**Exercise prompt:**
Extract the run of lines that starts at the top of the records below and ends at the line with "var capW = 6.7;", keeping both ends and excluding pictures.

**Raw records:**
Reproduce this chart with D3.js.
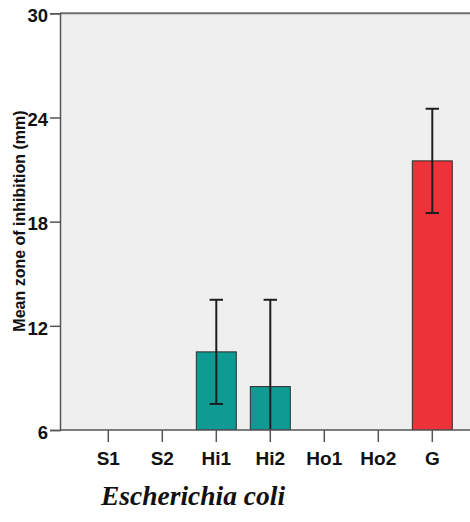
<!DOCTYPE html>
<html>
<head>
<meta charset="utf-8">
<script src="https://cdn.jsdelivr.net/npm/d3@7"></script>
<style>
  body { margin: 0; background: #fff; }
  svg { display: block; }
</style>
</head>
<body>
<div id="chart"></div>
<script>
// bar chart: mean zone of inhibition per extract, E. coli

var categories = ["S1", "S2", "Hi1", "Hi2", "Ho1", "Ho2", "G"];
var means = [0, 0, 10.5, 8.5, 0, 0, 21.5];
var errors = [0, 0, 3, 5, 0, 0, 3];
var barColors = ["#0f9a94", "#0f9a94", "#0f9a94", "#0f9a94", "#0f9a94", "#0f9a94", "#ee3239"];
var yTicks = [6, 12, 18, 24, 30];

(function() {
  var width = 470, height = 522;
  var left = 60, top = 13.3, bottom = 430, right = 470;
  var sans = "Arial, 'Liberation Sans', sans-serif";

  var svg = d3.select("#chart")
    .append("svg")
    .attr("width", width)
    .attr("height", height);

  var x = d3.scaleBand()
    .domain(categories)
    .range([81.3, 459.3])
    .paddingInner(0.26)
    .paddingOuter(0.13);

  var y = d3.scaleLinear()
    .domain([6, 30])
    .range([bottom, top]);

  // plot background
  svg.append("rect")
    .attr("x", left)
    .attr("y", top)
    .attr("width", right - left)
    .attr("height", bottom - top)
    .attr("fill", "#efefef");

  svg.append("clipPath").attr("id", "plot-clip")
    .append("rect")
    .attr("x", left)
    .attr("y", top)
    .attr("width", right - left)
    .attr("height", bottom - top);

  var data = categories.map(function(c, i) {
    return { cat: c, mean: means[i], err: errors[i], color: barColors[i] };
  });

  var plot = svg.append("g").attr("clip-path", "url(#plot-clip)");

  plot.selectAll(".bar")
    .data(data.filter(function(d) { return d.mean > 6; }))
    .enter().append("rect")
    .attr("class", "bar")
    .attr("x", function(d) { return x(d.cat); })
    .attr("y", function(d) { return y(d.mean); })
    .attr("width", x.bandwidth())
    .attr("height", function(d) { return bottom - y(d.mean); })
    .attr("fill", function(d) { return d.color; })
    .attr("stroke", "#2b2b2b")
    .attr("stroke-width", 1);

  var withErr = data.filter(function(d) { return d.err > 0; });
  var cx = function(d) { return x(d.cat) + x.bandwidth() / 2; };
  var capW = 6.7;

  plot.selectAll(".err-line")
    .data(withErr)
    .enter().append("line")
    .attr("x1", cx).attr("x2", cx)
    .attr("y1", function(d) { return y(d.mean + d.err); })
    .attr("y2", function(d) { return y(d.mean - d.err); })
    .attr("stroke", "#1e1e1e")
    .attr("stroke-width", 2);

  // caps, only where they land inside the plot
  var caps = [];
  withErr.forEach(function(d) {
    caps.push({ cat: d.cat, v: d.mean + d.err });
    if (d.mean - d.err > 6) caps.push({ cat: d.cat, v: d.mean - d.err });
  });
  plot.selectAll(".cap")
    .data(caps)
    .enter().append("line")
    .attr("x1", function(d) { return cx(d) - capW; })
    .attr("x2", function(d) { return cx(d) + capW; })
    .attr("y1", function(d) { return y(d.v); })
    .attr("y2", function(d) { return y(d.v); })
    .attr("stroke", "#1e1e1e")
    .attr("stroke-width", 2);

  // top border
  svg.append("line")
    .attr("x1", left).attr("x2", right)
    .attr("y1", top).attr("y2", top)
    .attr("stroke", "#6e6e6e")
    .attr("stroke-width", 2);

  // y axis
  var yAxis = svg.append("g")
    .attr("transform", "translate(" + left + ",0)")
    .call(d3.axisLeft(y).tickValues(yTicks).tickSize(10).tickPadding(2).tickFormat(d3.format("d")));
  yAxis.select(".domain").attr("stroke", "#555").attr("stroke-width", 1.5);
  yAxis.selectAll(".tick line").attr("stroke", "#555").attr("stroke-width", 1.5);
  yAxis.selectAll(".tick text")
    .attr("font-family", sans)
    .attr("font-size", 18.5)
    .attr("font-weight", "bold")
    .attr("fill", "#111")
    .attr("dy", "0.45em");

  // x axis
  var xAxis = svg.append("g")
    .attr("transform", "translate(0," + bottom + ")")
    .call(d3.axisBottom(x).tickSize(12).tickPadding(10).tickSizeOuter(0));
  xAxis.select(".domain").attr("stroke", "#555").attr("stroke-width", 1.5)
    .attr("d", "M" + left + ",0H" + right);
  xAxis.selectAll(".tick line").attr("stroke", "#555").attr("stroke-width", 1.5);
  xAxis.selectAll(".tick text")
    .attr("font-family", sans)
    .attr("font-size", 19)
    .attr("font-weight", "bold")
    .attr("fill", "#111");

  // y axis title
  svg.append("text")
    .attr("transform", "translate(25,221) rotate(-90)")
    .attr("text-anchor", "middle")
    .attr("font-family", sans)
    .attr("font-size", 16)
    .attr("font-weight", "bold")
    .attr("fill", "#111")
    .text("Mean zone of inhibition (mm)");

  // organism label
  svg.append("text")
    .attr("x", 101)
    .attr("y", 505)
    .attr("font-family", "'Liberation Serif', 'Times New Roman', serif")
    .attr("font-size", 27.5)
    .attr("font-weight", "bold")
    .attr("font-style", "italic")
    .attr("fill", "#111")
    .text("Escherichia coli");
})();
</script>
</body>
</html>
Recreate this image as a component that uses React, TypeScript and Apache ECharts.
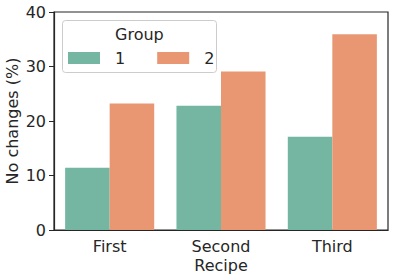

**Solution for this exercise:**
Reproduce this chart with D3.js.
<!DOCTYPE html>
<html>
<head>
<meta charset="utf-8">
<script src="https://cdn.jsdelivr.net/npm/d3@7"></script>
<style>
  body { margin: 0; background: #fff; }
  svg { display: block; }
</style>
</head>
<body>
<div id="chart"></div>
<script>
// bar chart: mean zone of inhibition per extract, E. coli

var categories = ["S1", "S2", "Hi1", "Hi2", "Ho1", "Ho2", "G"];
var means = [0, 0, 10.5, 8.5, 0, 0, 21.5];
var errors = [0, 0, 3, 5, 0, 0, 3];
var barColors = ["#0f9a94", "#0f9a94", "#0f9a94", "#0f9a94", "#0f9a94", "#0f9a94", "#ee3239"];
var yTicks = [6, 12, 18, 24, 30];

(function() {
  var width = 470, height = 522;
  var left = 60, top = 13.3, bottom = 430, right = 470;
  var sans = "Arial, 'Liberation Sans', sans-serif";

  var svg = d3.select("#chart")
    .append("svg")
    .attr("width", width)
    .attr("height", height);

  var x = d3.scaleBand()
    .domain(categories)
    .range([81.3, 459.3])
    .paddingInner(0.26)
    .paddingOuter(0.13);

  var y = d3.scaleLinear()
    .domain([6, 30])
    .range([bottom, top]);

  // plot background
  svg.append("rect")
    .attr("x", left)
    .attr("y", top)
    .attr("width", right - left)
    .attr("height", bottom - top)
    .attr("fill", "#efefef");

  svg.append("clipPath").attr("id", "plot-clip")
    .append("rect")
    .attr("x", left)
    .attr("y", top)
    .attr("width", right - left)
    .attr("height", bottom - top);

  var data = categories.map(function(c, i) {
    return { cat: c, mean: means[i], err: errors[i], color: barColors[i] };
  });

  var plot = svg.append("g").attr("clip-path", "url(#plot-clip)");

  plot.selectAll(".bar")
    .data(data.filter(function(d) { return d.mean > 6; }))
    .enter().append("rect")
    .attr("class", "bar")
    .attr("x", function(d) { return x(d.cat); })
    .attr("y", function(d) { return y(d.mean); })
    .attr("width", x.bandwidth())
    .attr("height", function(d) { return bottom - y(d.mean); })
    .attr("fill", function(d) { return d.color; })
    .attr("stroke", "#2b2b2b")
    .attr("stroke-width", 1);

  var withErr = data.filter(function(d) { return d.err > 0; });
  var cx = function(d) { return x(d.cat) + x.bandwidth() / 2; };
  var capW = 6.7;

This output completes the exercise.